┏━━
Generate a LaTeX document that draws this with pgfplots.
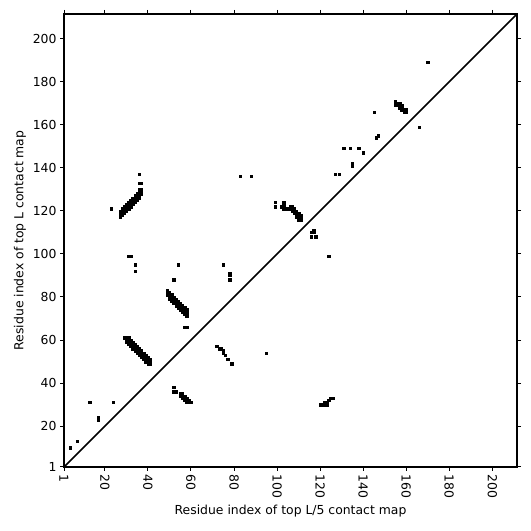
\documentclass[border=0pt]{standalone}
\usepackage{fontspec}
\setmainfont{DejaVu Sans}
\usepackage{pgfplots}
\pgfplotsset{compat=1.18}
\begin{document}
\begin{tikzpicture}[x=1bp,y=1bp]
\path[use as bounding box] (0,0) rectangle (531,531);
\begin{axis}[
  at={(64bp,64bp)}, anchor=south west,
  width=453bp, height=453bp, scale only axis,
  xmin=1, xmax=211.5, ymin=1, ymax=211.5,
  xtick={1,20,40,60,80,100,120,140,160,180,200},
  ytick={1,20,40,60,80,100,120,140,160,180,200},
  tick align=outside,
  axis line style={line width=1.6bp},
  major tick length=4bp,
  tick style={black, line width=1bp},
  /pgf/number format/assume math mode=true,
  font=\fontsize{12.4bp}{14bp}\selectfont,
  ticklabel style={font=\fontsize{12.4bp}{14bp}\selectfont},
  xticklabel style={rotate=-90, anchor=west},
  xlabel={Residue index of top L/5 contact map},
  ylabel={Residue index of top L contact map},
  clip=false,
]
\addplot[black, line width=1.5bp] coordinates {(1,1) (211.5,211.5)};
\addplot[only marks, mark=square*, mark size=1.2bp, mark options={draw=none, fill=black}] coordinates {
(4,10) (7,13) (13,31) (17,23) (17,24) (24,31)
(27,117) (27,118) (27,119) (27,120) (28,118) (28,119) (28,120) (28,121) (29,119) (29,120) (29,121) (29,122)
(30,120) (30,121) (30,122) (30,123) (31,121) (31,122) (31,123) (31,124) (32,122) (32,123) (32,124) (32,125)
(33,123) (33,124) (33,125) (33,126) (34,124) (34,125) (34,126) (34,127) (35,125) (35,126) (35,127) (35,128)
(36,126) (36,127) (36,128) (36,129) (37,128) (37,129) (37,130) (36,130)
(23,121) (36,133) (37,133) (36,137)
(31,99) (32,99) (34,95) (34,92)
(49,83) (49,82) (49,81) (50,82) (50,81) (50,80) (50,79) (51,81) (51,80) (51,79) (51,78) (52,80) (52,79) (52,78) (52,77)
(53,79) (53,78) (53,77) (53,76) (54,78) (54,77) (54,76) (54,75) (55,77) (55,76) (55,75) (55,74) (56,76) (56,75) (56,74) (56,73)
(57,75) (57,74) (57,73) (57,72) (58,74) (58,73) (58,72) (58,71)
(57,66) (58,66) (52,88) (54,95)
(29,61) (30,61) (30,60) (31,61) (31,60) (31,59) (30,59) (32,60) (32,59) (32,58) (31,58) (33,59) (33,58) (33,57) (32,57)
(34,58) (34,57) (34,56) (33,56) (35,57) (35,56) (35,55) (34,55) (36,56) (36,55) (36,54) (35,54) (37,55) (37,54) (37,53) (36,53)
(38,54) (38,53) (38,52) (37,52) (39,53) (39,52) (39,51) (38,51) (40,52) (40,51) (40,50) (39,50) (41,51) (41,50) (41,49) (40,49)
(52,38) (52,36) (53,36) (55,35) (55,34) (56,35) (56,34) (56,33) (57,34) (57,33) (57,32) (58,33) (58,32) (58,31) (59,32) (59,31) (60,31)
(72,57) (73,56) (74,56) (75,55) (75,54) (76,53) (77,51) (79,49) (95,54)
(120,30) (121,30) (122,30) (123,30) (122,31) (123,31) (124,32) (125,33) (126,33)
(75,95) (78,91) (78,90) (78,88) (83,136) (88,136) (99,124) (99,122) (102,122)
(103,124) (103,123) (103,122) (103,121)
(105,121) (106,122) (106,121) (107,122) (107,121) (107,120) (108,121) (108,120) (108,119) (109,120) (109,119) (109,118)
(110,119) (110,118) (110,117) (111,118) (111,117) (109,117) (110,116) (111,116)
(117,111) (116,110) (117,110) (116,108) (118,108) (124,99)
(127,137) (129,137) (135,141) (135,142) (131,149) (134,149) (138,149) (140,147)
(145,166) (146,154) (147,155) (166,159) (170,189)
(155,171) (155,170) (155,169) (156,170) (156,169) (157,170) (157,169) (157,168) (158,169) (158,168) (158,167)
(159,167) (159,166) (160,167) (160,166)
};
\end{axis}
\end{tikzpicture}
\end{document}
┗━━
- **Exercise task**: Repeat all of the data above word for word, minus the pictures.

- **Response to the exercise**:
Generate a LaTeX document that draws this with pgfplots.
\documentclass[border=0pt]{standalone}
\usepackage{fontspec}
\setmainfont{DejaVu Sans}
\usepackage{pgfplots}
\pgfplotsset{compat=1.18}
\begin{document}
\begin{tikzpicture}[x=1bp,y=1bp]
\path[use as bounding box] (0,0) rectangle (531,531);
\begin{axis}[
  at={(64bp,64bp)}, anchor=south west,
  width=453bp, height=453bp, scale only axis,
  xmin=1, xmax=211.5, ymin=1, ymax=211.5,
  xtick={1,20,40,60,80,100,120,140,160,180,200},
  ytick={1,20,40,60,80,100,120,140,160,180,200},
  tick align=outside,
  axis line style={line width=1.6bp},
  major tick length=4bp,
  tick style={black, line width=1bp},
  /pgf/number format/assume math mode=true,
  font=\fontsize{12.4bp}{14bp}\selectfont,
  ticklabel style={font=\fontsize{12.4bp}{14bp}\selectfont},
  xticklabel style={rotate=-90, anchor=west},
  xlabel={Residue index of top L/5 contact map},
  ylabel={Residue index of top L contact map},
  clip=false,
]
\addplot[black, line width=1.5bp] coordinates {(1,1) (211.5,211.5)};
\addplot[only marks, mark=square*, mark size=1.2bp, mark options={draw=none, fill=black}] coordinates {
(4,10) (7,13) (13,31) (17,23) (17,24) (24,31)
(27,117) (27,118) (27,119) (27,120) (28,118) (28,119) (28,120) (28,121) (29,119) (29,120) (29,121) (29,122)
(30,120) (30,121) (30,122) (30,123) (31,121) (31,122) (31,123) (31,124) (32,122) (32,123) (32,124) (32,125)
(33,123) (33,124) (33,125) (33,126) (34,124) (34,125) (34,126) (34,127) (35,125) (35,126) (35,127) (35,128)
(36,126) (36,127) (36,128) (36,129) (37,128) (37,129) (37,130) (36,130)
(23,121) (36,133) (37,133) (36,137)
(31,99) (32,99) (34,95) (34,92)
(49,83) (49,82) (49,81) (50,82) (50,81) (50,80) (50,79) (51,81) (51,80) (51,79) (51,78) (52,80) (52,79) (52,78) (52,77)
(53,79) (53,78) (53,77) (53,76) (54,78) (54,77) (54,76) (54,75) (55,77) (55,76) (55,75) (55,74) (56,76) (56,75) (56,74) (56,73)
(57,75) (57,74) (57,73) (57,72) (58,74) (58,73) (58,72) (58,71)
(57,66) (58,66) (52,88) (54,95)
(29,61) (30,61) (30,60) (31,61) (31,60) (31,59) (30,59) (32,60) (32,59) (32,58) (31,58) (33,59) (33,58) (33,57) (32,57)
(34,58) (34,57) (34,56) (33,56) (35,57) (35,56) (35,55) (34,55) (36,56) (36,55) (36,54) (35,54) (37,55) (37,54) (37,53) (36,53)
(38,54) (38,53) (38,52) (37,52) (39,53) (39,52) (39,51) (38,51) (40,52) (40,51) (40,50) (39,50) (41,51) (41,50) (41,49) (40,49)
(52,38) (52,36) (53,36) (55,35) (55,34) (56,35) (56,34) (56,33) (57,34) (57,33) (57,32) (58,33) (58,32) (58,31) (59,32) (59,31) (60,31)
(72,57) (73,56) (74,56) (75,55) (75,54) (76,53) (77,51) (79,49) (95,54)
(120,30) (121,30) (122,30) (123,30) (122,31) (123,31) (124,32) (125,33) (126,33)
(75,95) (78,91) (78,90) (78,88) (83,136) (88,136) (99,124) (99,122) (102,122)
(103,124) (103,123) (103,122) (103,121)
(105,121) (106,122) (106,121) (107,122) (107,121) (107,120) (108,121) (108,120) (108,119) (109,120) (109,119) (109,118)
(110,119) (110,118) (110,117) (111,118) (111,117) (109,117) (110,116) (111,116)
(117,111) (116,110) (117,110) (116,108) (118,108) (124,99)
(127,137) (129,137) (135,141) (135,142) (131,149) (134,149) (138,149) (140,147)
(145,166) (146,154) (147,155) (166,159) (170,189)
(155,171) (155,170) (155,169) (156,170) (156,169) (157,170) (157,169) (157,168) (158,169) (158,168) (158,167)
(159,167) (159,166) (160,167) (160,166)
};
\end{axis}
\end{tikzpicture}
\end{document}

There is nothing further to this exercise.